• What is required:
Which lines in the material below contain the word "this"? Copy each of them.
☆ ☆ ☆ ☆
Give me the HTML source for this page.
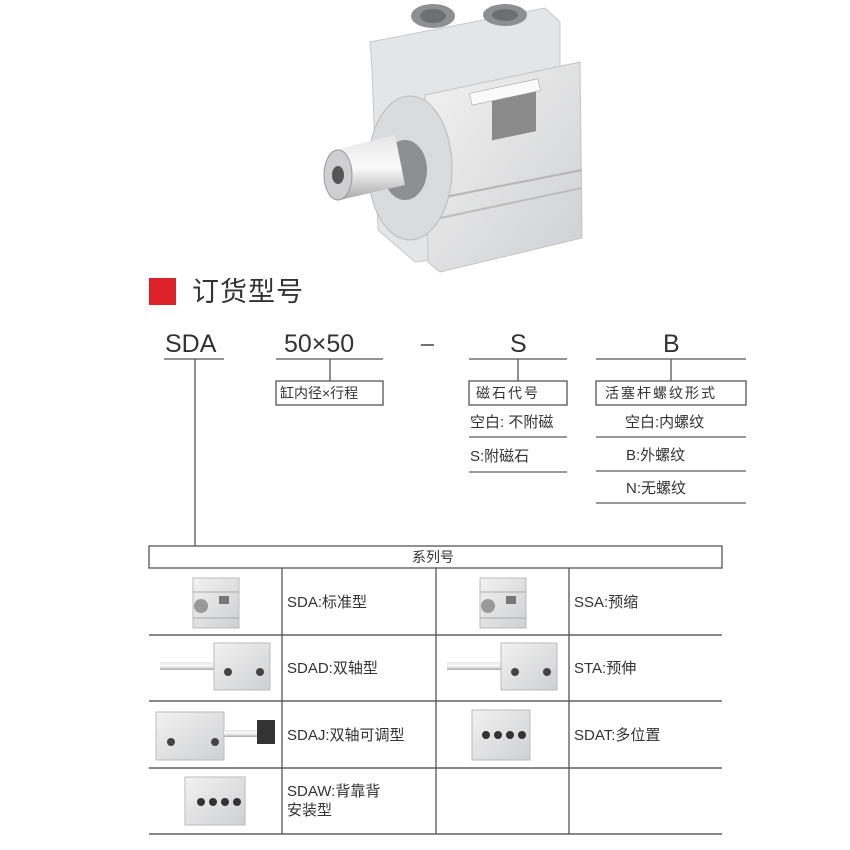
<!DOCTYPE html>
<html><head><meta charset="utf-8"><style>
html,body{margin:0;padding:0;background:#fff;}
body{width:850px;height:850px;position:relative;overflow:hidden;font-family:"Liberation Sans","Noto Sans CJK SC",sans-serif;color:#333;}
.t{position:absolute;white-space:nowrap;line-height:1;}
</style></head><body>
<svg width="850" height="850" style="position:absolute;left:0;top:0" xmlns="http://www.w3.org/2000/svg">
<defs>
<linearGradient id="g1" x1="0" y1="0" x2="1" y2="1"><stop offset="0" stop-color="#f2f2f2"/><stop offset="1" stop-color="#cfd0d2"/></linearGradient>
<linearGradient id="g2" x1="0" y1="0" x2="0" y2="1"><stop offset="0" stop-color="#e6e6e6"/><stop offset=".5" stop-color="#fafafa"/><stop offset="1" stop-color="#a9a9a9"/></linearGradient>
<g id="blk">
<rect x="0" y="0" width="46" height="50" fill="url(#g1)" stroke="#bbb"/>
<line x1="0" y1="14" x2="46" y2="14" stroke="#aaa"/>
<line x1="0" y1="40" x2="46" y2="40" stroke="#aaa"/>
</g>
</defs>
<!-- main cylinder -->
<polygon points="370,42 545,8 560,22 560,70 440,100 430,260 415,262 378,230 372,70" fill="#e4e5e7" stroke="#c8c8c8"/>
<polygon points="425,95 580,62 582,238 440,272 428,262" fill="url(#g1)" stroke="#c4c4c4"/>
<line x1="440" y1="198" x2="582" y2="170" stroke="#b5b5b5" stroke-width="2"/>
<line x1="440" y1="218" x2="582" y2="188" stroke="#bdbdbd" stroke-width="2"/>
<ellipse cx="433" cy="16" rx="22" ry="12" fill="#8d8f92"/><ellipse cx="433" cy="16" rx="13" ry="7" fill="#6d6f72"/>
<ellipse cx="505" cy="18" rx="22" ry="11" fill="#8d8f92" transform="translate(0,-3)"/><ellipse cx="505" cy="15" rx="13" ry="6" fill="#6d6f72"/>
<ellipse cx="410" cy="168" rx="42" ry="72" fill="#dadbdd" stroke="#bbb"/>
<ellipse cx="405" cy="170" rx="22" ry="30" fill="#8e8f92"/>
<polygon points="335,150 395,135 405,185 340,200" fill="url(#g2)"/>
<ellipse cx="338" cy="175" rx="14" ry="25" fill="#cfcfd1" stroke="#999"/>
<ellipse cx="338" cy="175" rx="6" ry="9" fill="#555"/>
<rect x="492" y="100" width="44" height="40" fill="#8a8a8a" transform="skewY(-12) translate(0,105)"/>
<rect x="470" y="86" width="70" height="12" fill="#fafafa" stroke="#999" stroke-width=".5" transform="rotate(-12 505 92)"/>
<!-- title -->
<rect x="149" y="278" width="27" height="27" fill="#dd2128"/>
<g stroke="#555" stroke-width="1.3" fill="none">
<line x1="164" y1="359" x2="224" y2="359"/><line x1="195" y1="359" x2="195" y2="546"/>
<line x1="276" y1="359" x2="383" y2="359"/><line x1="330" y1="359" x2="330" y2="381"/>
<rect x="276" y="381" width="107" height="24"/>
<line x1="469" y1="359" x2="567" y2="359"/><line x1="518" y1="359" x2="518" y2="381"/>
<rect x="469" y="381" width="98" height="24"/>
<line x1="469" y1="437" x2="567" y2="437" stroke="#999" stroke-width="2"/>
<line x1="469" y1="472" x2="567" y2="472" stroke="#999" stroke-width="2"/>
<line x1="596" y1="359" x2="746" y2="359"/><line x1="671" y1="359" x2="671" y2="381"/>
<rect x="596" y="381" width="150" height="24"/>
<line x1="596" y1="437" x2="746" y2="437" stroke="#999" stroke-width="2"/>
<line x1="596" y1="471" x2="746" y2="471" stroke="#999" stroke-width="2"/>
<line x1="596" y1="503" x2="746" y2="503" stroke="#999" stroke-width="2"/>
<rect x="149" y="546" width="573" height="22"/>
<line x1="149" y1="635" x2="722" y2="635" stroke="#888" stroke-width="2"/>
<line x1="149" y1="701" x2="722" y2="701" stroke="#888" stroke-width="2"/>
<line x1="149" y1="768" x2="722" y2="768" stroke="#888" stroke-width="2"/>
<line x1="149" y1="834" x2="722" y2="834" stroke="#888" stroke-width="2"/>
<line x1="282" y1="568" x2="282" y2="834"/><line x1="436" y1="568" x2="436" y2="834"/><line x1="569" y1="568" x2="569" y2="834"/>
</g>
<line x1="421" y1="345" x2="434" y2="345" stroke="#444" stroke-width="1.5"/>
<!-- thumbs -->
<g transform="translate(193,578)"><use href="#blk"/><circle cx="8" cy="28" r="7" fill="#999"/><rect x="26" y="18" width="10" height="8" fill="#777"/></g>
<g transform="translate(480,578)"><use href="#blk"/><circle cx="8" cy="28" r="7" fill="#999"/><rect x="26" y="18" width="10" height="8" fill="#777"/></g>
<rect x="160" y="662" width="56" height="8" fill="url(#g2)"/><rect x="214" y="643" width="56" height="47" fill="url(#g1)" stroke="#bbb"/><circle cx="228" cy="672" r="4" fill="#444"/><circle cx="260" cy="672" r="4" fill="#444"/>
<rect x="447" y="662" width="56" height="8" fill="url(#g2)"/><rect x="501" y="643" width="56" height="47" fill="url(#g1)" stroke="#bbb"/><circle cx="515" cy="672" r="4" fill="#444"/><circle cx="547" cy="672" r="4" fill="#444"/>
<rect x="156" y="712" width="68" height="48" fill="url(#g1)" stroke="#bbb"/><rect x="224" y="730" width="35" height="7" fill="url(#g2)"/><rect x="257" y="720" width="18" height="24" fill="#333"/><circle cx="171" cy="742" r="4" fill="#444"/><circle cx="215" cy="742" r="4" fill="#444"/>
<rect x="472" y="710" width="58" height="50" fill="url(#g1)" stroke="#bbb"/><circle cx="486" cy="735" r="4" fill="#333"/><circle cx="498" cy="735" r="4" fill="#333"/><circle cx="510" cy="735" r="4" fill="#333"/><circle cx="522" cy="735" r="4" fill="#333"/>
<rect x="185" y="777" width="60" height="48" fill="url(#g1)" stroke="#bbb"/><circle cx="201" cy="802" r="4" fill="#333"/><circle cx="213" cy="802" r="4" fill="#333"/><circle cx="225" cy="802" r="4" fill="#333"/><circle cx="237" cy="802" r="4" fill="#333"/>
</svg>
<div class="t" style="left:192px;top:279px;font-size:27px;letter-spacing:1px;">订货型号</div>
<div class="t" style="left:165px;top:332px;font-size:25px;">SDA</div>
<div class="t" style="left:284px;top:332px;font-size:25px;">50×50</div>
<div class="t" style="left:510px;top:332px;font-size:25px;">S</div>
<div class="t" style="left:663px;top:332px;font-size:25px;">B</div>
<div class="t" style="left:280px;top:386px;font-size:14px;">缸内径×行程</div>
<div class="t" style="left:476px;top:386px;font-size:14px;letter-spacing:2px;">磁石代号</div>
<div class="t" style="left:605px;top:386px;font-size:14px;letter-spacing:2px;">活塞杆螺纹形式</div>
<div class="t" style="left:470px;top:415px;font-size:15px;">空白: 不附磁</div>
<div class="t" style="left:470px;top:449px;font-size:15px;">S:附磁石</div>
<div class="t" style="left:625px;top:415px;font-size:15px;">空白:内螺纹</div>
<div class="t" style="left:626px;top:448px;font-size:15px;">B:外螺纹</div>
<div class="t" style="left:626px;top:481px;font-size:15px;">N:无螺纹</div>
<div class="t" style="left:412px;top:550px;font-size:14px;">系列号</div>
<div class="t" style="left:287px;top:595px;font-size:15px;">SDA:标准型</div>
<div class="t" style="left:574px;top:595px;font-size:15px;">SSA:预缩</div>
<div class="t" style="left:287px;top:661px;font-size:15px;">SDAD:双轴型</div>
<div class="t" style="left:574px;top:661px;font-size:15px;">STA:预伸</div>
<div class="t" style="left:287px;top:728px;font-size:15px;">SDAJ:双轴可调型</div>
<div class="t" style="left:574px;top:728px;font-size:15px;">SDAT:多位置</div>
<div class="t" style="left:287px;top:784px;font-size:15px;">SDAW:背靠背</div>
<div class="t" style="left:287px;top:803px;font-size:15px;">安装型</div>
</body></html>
☆ ☆ ☆ ☆
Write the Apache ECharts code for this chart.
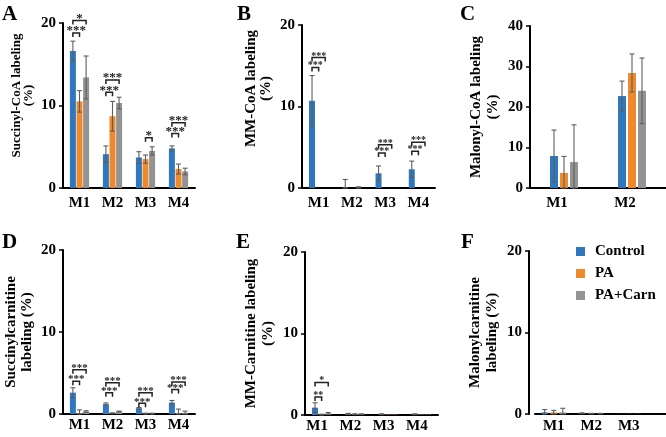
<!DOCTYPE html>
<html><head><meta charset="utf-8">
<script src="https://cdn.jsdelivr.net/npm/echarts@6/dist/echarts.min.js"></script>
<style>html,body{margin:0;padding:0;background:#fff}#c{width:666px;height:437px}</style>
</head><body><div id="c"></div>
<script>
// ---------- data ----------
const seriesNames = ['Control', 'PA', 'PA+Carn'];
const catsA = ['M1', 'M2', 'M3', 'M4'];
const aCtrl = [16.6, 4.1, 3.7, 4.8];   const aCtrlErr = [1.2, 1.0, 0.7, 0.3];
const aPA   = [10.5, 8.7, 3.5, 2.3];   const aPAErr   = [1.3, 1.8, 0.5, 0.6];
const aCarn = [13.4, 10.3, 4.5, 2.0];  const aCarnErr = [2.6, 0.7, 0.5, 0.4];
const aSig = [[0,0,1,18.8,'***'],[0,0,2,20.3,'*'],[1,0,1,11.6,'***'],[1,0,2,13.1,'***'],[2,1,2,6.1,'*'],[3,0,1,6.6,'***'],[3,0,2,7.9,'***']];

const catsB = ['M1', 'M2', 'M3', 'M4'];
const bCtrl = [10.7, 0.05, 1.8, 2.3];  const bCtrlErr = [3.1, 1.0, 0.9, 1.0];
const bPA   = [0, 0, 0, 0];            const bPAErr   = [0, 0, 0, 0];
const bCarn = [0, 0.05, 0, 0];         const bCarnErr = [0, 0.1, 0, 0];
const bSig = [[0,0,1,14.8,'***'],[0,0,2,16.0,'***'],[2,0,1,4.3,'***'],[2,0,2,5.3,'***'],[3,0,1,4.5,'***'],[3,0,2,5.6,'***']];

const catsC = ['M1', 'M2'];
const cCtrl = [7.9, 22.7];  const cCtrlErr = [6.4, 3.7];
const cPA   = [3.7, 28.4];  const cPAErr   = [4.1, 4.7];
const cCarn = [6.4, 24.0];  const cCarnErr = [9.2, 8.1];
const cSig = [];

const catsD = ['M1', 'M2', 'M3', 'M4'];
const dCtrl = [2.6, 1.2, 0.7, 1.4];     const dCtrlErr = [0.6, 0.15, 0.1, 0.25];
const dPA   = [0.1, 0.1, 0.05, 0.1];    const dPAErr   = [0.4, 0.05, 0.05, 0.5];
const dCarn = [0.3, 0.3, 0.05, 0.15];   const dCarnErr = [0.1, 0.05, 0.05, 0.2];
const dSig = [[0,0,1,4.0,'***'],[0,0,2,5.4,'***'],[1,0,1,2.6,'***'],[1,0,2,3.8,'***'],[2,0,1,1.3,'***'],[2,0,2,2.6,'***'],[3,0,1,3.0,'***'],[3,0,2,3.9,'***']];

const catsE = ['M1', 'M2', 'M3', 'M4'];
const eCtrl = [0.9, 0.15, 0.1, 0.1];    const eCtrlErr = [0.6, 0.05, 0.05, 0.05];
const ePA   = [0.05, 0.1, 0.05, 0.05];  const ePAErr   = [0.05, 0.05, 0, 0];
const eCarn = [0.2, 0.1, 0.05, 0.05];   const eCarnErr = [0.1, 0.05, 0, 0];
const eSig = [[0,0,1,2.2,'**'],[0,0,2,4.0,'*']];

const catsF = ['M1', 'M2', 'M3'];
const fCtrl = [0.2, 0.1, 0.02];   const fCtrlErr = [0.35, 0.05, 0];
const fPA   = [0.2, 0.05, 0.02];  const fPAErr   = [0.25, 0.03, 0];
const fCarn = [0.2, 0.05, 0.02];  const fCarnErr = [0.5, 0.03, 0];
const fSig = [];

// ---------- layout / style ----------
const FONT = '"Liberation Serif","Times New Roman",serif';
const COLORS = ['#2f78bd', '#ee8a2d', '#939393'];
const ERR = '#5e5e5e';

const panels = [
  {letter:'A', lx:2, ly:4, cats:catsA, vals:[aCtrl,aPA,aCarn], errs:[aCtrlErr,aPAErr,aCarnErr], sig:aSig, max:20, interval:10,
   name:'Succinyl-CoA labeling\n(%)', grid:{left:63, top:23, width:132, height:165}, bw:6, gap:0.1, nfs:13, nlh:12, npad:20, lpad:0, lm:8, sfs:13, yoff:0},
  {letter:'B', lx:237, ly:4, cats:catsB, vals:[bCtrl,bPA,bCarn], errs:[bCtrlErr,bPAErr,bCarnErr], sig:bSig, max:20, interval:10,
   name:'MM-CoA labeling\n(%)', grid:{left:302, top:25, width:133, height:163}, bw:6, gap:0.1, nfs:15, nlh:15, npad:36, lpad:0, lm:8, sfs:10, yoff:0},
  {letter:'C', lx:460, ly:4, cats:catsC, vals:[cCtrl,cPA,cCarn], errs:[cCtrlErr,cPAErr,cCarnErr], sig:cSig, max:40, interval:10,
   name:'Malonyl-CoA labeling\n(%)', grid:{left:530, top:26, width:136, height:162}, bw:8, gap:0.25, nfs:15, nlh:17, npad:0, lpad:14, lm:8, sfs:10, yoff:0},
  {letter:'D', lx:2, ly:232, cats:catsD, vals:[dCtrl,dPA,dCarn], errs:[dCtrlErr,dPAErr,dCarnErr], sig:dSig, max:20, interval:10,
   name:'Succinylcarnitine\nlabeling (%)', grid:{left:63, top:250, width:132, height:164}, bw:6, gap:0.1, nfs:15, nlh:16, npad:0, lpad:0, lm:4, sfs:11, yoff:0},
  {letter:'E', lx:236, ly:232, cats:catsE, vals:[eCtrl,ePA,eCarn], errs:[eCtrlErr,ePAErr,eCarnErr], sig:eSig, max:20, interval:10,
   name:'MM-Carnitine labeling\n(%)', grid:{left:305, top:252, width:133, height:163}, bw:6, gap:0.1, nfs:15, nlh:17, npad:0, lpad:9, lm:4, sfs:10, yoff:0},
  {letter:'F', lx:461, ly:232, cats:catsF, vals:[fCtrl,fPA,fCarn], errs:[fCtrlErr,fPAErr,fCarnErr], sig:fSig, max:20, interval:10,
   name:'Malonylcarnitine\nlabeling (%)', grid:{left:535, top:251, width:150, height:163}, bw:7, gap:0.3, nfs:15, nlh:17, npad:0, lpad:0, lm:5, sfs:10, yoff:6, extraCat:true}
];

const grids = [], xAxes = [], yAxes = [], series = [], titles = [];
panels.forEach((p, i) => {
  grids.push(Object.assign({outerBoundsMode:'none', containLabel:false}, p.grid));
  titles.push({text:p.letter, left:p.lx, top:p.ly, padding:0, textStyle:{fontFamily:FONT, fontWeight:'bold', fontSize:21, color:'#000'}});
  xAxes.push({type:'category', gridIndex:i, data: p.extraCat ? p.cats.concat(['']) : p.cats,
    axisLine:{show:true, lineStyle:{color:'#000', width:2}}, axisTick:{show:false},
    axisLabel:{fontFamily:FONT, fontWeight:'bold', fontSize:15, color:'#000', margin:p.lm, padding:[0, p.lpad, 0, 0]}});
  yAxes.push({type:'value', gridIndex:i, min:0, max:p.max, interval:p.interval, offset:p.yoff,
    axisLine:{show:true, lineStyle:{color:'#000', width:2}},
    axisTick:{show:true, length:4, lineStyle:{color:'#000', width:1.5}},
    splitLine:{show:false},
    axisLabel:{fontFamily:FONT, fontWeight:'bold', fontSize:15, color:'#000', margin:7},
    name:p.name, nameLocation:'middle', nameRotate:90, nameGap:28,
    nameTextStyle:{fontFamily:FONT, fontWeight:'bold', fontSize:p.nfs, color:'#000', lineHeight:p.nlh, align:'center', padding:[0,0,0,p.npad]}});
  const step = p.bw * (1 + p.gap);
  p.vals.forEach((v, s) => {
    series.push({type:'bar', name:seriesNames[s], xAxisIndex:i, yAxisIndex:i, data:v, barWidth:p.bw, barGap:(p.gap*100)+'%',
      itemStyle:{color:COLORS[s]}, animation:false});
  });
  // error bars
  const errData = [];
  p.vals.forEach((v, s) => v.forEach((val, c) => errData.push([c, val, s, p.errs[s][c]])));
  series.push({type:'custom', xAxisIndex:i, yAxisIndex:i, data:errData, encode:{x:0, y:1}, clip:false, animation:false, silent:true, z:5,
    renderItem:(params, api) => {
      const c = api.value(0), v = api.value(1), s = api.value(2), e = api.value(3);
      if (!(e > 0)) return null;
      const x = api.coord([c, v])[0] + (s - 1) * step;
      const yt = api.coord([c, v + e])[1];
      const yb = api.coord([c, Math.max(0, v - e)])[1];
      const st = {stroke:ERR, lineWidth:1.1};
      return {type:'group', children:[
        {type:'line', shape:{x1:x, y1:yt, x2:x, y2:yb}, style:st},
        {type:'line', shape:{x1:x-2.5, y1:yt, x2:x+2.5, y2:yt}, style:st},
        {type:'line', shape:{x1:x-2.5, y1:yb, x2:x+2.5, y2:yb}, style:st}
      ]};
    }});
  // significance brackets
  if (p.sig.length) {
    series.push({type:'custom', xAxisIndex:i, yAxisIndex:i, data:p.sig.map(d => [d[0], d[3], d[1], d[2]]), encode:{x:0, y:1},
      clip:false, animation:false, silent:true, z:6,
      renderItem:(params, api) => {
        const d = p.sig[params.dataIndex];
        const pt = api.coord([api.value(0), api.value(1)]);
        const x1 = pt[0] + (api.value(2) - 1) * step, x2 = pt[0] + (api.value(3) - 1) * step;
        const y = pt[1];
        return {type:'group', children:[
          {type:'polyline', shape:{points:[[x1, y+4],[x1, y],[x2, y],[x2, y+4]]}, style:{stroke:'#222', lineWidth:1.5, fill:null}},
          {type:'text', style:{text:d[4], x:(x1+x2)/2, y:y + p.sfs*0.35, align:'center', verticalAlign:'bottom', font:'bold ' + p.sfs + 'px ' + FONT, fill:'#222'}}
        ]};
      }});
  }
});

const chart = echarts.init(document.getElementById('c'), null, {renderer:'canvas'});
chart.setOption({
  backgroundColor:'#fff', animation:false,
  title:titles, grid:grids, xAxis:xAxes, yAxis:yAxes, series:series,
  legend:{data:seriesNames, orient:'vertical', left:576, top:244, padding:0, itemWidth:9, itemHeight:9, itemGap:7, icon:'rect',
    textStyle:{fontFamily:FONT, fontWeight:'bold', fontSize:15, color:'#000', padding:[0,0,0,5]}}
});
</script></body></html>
☆ ☆ ☆ ☆
• Response to the exercise:
Give me the HTML source for this page.
Write the Apache ECharts code for this chart.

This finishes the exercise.